G7 summit statement will take aim at ‘challenge China poses’, US national security adviser says
- Beijing’s non-market economic practices, approach to debt and human rights actions set to be addressed in communique issued from meeting in Germany
- ‘We’re not looking for a Cold War, and we’re not looking to divide the world into rival blocs,’ adds Jake Sullivan, noting another Xi-Biden dialogue looms
US National Security Adviser Jake Sullivan has warned the statement coming out of this week’s G7 summit will take aim at China, yet stressed that Western nations sought neither confrontation with Beijing nor to divide the world into rival blocs.

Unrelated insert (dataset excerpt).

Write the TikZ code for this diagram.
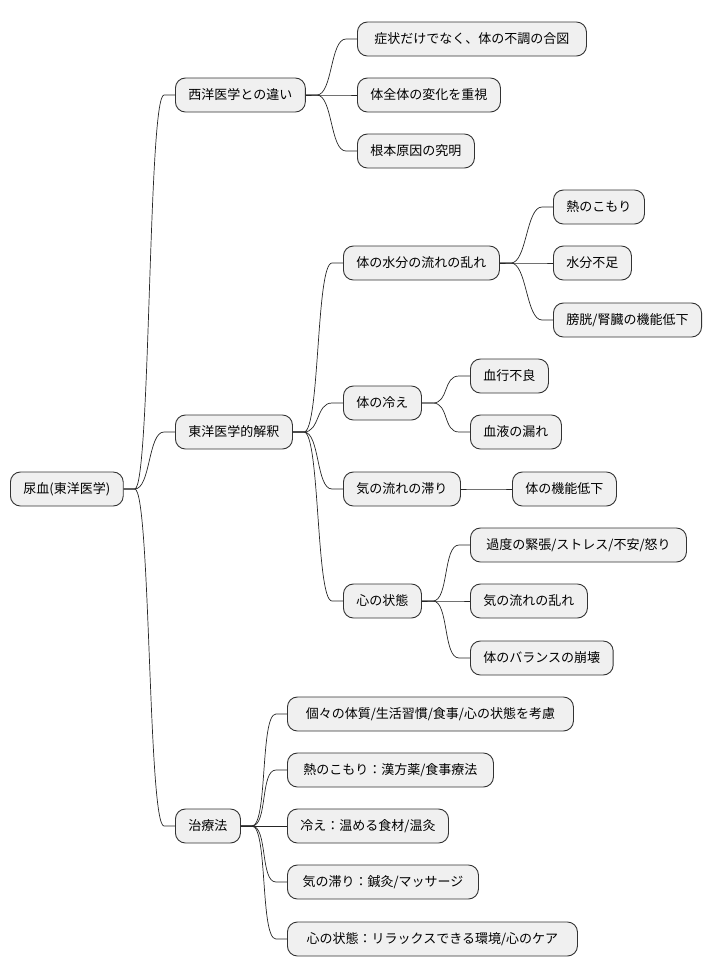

“[W]e do think that there is increasing convergence, both at the G7 and at Nato, around the challenge China poses and around the need – the urgent need for consultation and especially alignment among the world’s leading market democracies to deal with some of those challenges,” Sullivan said on Monday.
However, Sullivan stated that “competition does not mean confrontation or conflict”.
“We’re not looking for a Cold War, and we’re not looking to divide the world into rival blocs and make every country choose,” he added.
“We want to stand for a set of principles, rules of the road that are fair and understood and agreed by everybody,” Sullivan said. “And we want to ensure that we’re working with like-minded partners to hold China accountable to adhere to those rules.”
“It’s not going to be immediately after the G7,” he added, without elaborating.